Task description: Going from the top of the data below, give again each line through the one containing "const yTitle = '%", both ends kept.

Records excerpted from a collection:
***

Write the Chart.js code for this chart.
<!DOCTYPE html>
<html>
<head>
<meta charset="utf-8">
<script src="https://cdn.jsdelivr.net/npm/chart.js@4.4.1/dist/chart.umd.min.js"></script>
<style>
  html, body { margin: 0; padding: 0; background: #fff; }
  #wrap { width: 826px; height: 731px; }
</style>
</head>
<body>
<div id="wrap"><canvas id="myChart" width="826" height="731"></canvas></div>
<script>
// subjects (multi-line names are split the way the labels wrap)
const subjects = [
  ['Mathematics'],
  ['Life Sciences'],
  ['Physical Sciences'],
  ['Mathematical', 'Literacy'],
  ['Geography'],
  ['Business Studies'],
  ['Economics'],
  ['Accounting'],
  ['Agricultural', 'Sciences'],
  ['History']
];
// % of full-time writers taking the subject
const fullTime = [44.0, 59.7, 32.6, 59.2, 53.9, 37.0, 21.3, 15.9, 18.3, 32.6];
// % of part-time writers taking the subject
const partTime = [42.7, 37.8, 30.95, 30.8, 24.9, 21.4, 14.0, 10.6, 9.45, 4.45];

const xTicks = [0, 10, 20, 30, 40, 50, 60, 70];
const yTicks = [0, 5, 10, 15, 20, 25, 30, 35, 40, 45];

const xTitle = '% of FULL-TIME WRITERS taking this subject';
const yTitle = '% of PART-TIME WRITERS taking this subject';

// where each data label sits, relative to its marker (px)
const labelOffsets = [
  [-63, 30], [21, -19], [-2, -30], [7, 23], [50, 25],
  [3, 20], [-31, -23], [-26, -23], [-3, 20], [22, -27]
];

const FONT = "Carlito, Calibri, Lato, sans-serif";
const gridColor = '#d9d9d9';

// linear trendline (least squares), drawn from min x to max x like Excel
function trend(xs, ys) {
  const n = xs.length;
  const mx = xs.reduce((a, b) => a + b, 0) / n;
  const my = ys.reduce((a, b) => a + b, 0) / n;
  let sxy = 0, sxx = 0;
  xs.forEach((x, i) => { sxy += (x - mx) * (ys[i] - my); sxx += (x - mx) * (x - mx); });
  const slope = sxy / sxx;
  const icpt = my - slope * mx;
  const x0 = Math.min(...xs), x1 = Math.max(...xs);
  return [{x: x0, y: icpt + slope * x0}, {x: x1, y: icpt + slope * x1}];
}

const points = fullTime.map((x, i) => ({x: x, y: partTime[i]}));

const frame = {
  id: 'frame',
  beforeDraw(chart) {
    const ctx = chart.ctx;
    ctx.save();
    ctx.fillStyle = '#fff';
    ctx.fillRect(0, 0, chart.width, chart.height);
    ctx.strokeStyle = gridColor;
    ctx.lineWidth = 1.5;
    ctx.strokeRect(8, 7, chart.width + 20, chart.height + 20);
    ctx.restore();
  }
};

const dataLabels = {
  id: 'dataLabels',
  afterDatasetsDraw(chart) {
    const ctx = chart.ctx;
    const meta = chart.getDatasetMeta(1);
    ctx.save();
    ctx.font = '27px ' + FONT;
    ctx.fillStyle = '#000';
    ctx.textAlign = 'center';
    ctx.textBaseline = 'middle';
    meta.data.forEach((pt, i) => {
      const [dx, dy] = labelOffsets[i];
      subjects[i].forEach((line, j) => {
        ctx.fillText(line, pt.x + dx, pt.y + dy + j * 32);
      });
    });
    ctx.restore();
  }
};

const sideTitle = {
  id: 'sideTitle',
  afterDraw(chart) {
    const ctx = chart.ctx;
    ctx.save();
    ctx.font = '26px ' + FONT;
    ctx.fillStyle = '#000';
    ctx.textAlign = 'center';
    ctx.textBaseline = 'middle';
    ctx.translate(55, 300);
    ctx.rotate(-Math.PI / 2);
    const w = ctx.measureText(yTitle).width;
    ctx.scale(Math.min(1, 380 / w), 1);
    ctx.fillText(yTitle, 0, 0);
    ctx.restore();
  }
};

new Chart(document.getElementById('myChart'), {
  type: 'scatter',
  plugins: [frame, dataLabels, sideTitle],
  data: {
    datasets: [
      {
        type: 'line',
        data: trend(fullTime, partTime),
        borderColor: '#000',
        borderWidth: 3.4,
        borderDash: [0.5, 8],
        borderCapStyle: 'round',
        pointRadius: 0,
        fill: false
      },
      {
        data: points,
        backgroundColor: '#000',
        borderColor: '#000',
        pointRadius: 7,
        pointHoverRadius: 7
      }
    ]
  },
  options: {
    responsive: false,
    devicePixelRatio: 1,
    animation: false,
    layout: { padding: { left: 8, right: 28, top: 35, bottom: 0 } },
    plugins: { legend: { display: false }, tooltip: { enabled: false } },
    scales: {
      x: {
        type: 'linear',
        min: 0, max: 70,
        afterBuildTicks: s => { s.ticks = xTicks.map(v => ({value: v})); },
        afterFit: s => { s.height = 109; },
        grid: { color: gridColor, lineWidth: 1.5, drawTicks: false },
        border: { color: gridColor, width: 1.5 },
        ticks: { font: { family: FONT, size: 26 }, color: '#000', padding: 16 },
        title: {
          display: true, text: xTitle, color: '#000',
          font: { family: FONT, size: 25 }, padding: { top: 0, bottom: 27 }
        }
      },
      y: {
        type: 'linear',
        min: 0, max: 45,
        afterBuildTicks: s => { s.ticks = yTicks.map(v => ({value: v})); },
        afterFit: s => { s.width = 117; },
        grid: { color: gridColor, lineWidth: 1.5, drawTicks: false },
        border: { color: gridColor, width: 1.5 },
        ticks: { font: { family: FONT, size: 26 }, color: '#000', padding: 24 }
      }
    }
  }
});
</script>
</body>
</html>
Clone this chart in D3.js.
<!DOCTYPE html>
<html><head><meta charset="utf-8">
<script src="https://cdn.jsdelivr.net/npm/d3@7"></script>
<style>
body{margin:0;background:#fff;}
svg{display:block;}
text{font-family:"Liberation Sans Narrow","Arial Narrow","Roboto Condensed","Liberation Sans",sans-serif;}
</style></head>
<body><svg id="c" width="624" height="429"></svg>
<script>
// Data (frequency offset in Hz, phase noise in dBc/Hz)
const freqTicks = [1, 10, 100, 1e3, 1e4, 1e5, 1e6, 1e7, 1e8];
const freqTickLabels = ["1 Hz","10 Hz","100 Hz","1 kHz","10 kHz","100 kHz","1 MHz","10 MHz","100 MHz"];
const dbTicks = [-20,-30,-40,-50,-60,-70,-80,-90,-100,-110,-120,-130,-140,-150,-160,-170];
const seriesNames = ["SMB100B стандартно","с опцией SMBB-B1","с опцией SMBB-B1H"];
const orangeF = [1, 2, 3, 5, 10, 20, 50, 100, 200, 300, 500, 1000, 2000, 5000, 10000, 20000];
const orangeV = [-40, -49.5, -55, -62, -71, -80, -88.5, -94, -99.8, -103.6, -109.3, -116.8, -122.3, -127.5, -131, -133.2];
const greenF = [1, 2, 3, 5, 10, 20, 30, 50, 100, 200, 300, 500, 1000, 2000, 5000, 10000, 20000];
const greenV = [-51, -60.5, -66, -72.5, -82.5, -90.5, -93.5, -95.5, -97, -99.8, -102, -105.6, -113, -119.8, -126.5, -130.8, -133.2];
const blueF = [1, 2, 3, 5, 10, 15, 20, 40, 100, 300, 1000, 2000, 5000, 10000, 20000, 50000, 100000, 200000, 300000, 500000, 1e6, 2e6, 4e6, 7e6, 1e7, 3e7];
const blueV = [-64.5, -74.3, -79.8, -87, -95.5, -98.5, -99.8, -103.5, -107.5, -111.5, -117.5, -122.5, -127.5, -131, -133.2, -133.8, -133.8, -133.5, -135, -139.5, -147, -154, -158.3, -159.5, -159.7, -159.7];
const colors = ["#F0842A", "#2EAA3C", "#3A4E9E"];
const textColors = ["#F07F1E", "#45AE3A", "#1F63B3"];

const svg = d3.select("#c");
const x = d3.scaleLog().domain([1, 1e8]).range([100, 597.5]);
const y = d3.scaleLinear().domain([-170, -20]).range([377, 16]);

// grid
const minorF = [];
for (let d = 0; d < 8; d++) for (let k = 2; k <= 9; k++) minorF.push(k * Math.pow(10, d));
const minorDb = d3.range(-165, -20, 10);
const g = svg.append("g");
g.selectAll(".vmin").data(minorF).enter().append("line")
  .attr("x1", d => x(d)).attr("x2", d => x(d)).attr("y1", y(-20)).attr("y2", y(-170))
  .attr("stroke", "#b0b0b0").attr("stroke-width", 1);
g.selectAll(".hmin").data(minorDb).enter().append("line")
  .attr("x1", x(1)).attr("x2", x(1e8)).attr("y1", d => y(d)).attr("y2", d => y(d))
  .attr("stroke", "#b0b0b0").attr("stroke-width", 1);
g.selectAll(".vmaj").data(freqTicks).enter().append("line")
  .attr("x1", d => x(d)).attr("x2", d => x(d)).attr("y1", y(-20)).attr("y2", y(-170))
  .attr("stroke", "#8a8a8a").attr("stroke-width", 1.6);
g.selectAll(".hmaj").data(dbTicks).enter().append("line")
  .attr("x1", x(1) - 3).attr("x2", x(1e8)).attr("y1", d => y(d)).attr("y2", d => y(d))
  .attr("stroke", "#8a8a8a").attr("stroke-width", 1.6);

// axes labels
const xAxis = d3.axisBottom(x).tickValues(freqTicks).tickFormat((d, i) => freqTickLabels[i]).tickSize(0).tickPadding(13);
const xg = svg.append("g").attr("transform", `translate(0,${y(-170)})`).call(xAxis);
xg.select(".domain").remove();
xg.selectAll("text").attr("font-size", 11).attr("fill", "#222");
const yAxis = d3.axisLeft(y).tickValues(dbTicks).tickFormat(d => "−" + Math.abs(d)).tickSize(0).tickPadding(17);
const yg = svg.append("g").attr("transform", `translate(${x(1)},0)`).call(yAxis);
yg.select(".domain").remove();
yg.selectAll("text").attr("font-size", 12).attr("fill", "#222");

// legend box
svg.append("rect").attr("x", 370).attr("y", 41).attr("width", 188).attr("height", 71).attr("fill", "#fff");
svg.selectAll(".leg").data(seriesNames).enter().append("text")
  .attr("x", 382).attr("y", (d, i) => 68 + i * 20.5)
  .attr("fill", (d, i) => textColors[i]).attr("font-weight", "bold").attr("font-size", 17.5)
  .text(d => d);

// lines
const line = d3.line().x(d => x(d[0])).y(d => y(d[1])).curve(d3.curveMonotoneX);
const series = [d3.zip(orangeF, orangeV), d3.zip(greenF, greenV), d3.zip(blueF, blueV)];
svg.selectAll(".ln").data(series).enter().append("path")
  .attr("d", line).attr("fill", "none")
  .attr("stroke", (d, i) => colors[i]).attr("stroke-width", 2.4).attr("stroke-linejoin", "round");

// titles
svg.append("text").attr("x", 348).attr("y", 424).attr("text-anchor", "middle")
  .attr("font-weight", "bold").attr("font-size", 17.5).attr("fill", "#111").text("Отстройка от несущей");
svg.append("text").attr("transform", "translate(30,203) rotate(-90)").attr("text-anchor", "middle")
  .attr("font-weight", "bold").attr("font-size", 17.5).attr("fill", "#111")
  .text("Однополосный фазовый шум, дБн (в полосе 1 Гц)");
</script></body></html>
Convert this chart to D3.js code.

***

Exercise output:
Write the Chart.js code for this chart.
<!DOCTYPE html>
<html>
<head>
<meta charset="utf-8">
<script src="https://cdn.jsdelivr.net/npm/chart.js@4.4.1/dist/chart.umd.min.js"></script>
<style>
  html, body { margin: 0; padding: 0; background: #fff; }
  #wrap { width: 826px; height: 731px; }
</style>
</head>
<body>
<div id="wrap"><canvas id="myChart" width="826" height="731"></canvas></div>
<script>
// subjects (multi-line names are split the way the labels wrap)
const subjects = [
  ['Mathematics'],
  ['Life Sciences'],
  ['Physical Sciences'],
  ['Mathematical', 'Literacy'],
  ['Geography'],
  ['Business Studies'],
  ['Economics'],
  ['Accounting'],
  ['Agricultural', 'Sciences'],
  ['History']
];
// % of full-time writers taking the subject
const fullTime = [44.0, 59.7, 32.6, 59.2, 53.9, 37.0, 21.3, 15.9, 18.3, 32.6];
// % of part-time writers taking the subject
const partTime = [42.7, 37.8, 30.95, 30.8, 24.9, 21.4, 14.0, 10.6, 9.45, 4.45];

const xTicks = [0, 10, 20, 30, 40, 50, 60, 70];
const yTicks = [0, 5, 10, 15, 20, 25, 30, 35, 40, 45];

const xTitle = '% of FULL-TIME WRITERS taking this subject';
const yTitle = '% of PART-TIME WRITERS taking this subject';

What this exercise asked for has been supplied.